[Code that draws figures]
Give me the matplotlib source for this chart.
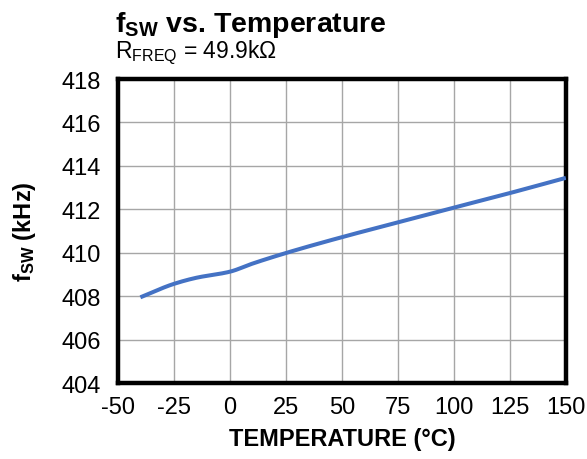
import matplotlib
matplotlib.use("Agg")
import matplotlib.pyplot as plt
import numpy as np

plt.rcParams['font.family'] = ['Liberation Sans', 'DejaVu Sans']
plt.rcParams['axes.unicode_minus'] = False
plt.rcParams['mathtext.fontset'] = 'custom'
plt.rcParams['mathtext.rm'] = 'Liberation Sans'
plt.rcParams['mathtext.bf'] = 'Liberation Sans:bold'
plt.rcParams['mathtext.it'] = 'Liberation Sans:italic'

# switching frequency vs temperature, RFREQ = 49.9k
temps = [-40, -25, -15, 0, 10, 25, 50, 75, 100, 125, 150]
fsw = [407.95, 408.57, 408.85, 409.13, 409.5, 409.99, 410.72, 411.4, 412.08, 412.75, 413.45]

xticks = [-50, -25, 0, 25, 50, 75, 100, 125, 150]
yticks = [404, 406, 408, 410, 412, 414, 416, 418]

fig = plt.figure(figsize=(5.87, 4.6), dpi=100)
ax = fig.add_axes([0.201, 0.165, 0.763, 0.661])

# smooth the line a bit with a monotone cubic through the points
x = np.array(temps, float)
y = np.array(fsw, float)
h = np.diff(x)
d = np.diff(y) / h
m = np.zeros_like(y)
m[0], m[-1] = d[0], d[-1]
for i in range(1, len(x) - 1):
    if d[i-1] * d[i] > 0:
        w1 = 2*h[i] + h[i-1]
        w2 = h[i] + 2*h[i-1]
        m[i] = (w1 + w2) / (w1/d[i-1] + w2/d[i])
xs, ys = [], []
for i in range(len(x) - 1):
    t = np.linspace(0, 1, 30)
    h00 = 2*t**3 - 3*t**2 + 1
    h10 = t**3 - 2*t**2 + t
    h01 = -2*t**3 + 3*t**2
    h11 = t**3 - t**2
    xs.extend(x[i] + t*h[i])
    ys.extend(h00*y[i] + h10*h[i]*m[i] + h01*y[i+1] + h11*h[i]*m[i+1])

ax.plot(xs, ys, color='#4472C4', lw=2.9, solid_capstyle='butt', zorder=3)

ax.set_xlim(-50, 150)
ax.set_ylim(404, 418)
ax.set_xticks(xticks)
ax.set_yticks(yticks)
ax.grid(True, color='#a6a6a6', lw=1.0)
ax.tick_params(length=0, labelsize=17)
ax.tick_params(axis='x', pad=9)
ax.tick_params(axis='y', pad=12)
for s in ax.spines.values():
    s.set_linewidth(3.2)
    s.set_color('black')

ax.set_xlabel('TEMPERATURE (°C)', fontsize=17, fontweight='bold', labelpad=7)
ax.set_ylabel(r'f$_{\mathbf{SW}}$ (kHz)', fontsize=17, fontweight='bold', labelpad=17)

fig.text(0.196, 0.93, r'f$_{\mathbf{SW}}$ vs. Temperature', fontsize=20.5, fontweight='bold', ha='left')
fig.text(0.196, 0.873, r'R$_{\mathrm{FREQ}}$ = 49.9k$\Omega$', fontsize=16.5, ha='left')

fig.savefig('out.png', dpi=100)
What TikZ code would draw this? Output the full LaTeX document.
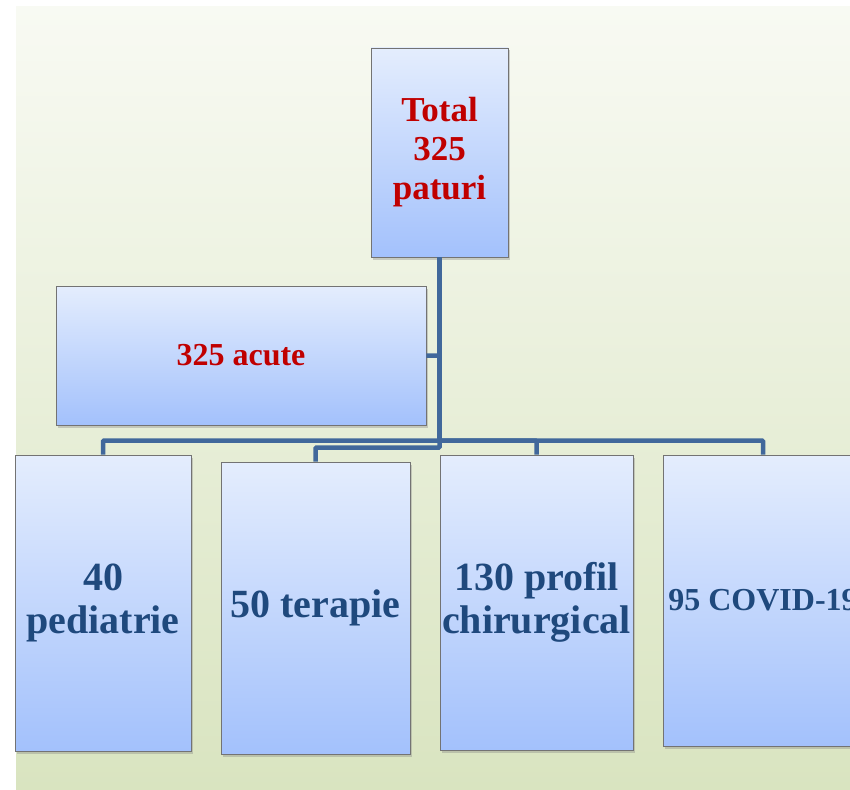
\documentclass[tikz,border=0pt]{standalone}
\usepackage{fontspec}
\setmainfont{Liberation Serif}
\usepackage{xcolor}
\usetikzlibrary{shadows}
\definecolor{bedred}{RGB}{192,0,0}
\definecolor{bedblue}{RGB}{31,73,125}
\definecolor{linkblue}{RGB}{65,104,155}
\definecolor{boxtop}{RGB}{228,237,253}
\definecolor{boxbot}{RGB}{163,193,252}
\definecolor{bgtop}{RGB}{248,250,243}
\definecolor{bgbot}{RGB}{217,228,192}
\newcommand{\bedsize}[2]{\bfseries\fontsize{#1}{#2}\selectfont}

\begin{document}
\begin{tikzpicture}[x=1pt, y=-1pt, inner sep=0pt, align=center,
    ward/.style={draw=black!55, line width=0.8pt, top color=boxtop, bottom color=boxbot,
      drop shadow={opacity=0.35, shadow xshift=2pt, shadow yshift=-2.5pt}},
    link/.style={draw=linkblue, line width=4.5pt, rounded corners=1pt}]
  \useasboundingbox (0,0) rectangle (850,789);
  \fill[top color=bgtop, bottom color=bgbot] (16,7) rectangle (850,789);
  % top and side box
  \node[ward, minimum width=137pt, minimum height=209pt, text=bedred,
    font=\bedsize{35}{39}] (total) at (439.5,152.5) {Total\\325\\paturi};
  \node[ward, minimum width=370pt, minimum height=139pt, text=bedred,
    font=\bedsize{32}{36}] (acute) at (241,355.5) {325 acute};
  % wards
  \begin{scope}[font=\bedsize{40}{43}, text=bedblue]
    \node[ward, minimum width=176pt, minimum height=296pt] (b1) at (103,603) {40\\pediatrie};
    \node[ward, minimum width=189pt, minimum height=292pt] (b2) at (315.5,608) {50 terapie};
    \node[ward, minimum width=193pt, minimum height=295pt] (b3) at (536.5,602.5) {130 profil\\chirurgical};
    \node[ward, minimum width=200pt, minimum height=291pt,
      font=\bedsize{32}{36}] (b4) at (763,600.5) {95 COVID-19};
  \end{scope}
  \draw[link] (total.south) |- (acute.east);
  \foreach \b in {b1,b2,b3,b4}{
    \draw[link] (total.south) |- ([yshift=14pt]\b.north) -- (\b.north);
  }
\end{tikzpicture}
\end{document}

▶ DIRECTIONS FOR THIS TASK: Copy only the part of the records that runs from the first line to the line with "plt.rcParams['mathtext.it'] = 'Liberation", ends included, leaving pictures out.

▶ EXERCISE ANSWER:
Give me the matplotlib source for this chart.
import matplotlib
matplotlib.use("Agg")
import matplotlib.pyplot as plt
import numpy as np

plt.rcParams['font.family'] = ['Liberation Sans', 'DejaVu Sans']
plt.rcParams['axes.unicode_minus'] = False
plt.rcParams['mathtext.fontset'] = 'custom'
plt.rcParams['mathtext.rm'] = 'Liberation Sans'
plt.rcParams['mathtext.bf'] = 'Liberation Sans:bold'
plt.rcParams['mathtext.it'] = 'Liberation Sans:italic'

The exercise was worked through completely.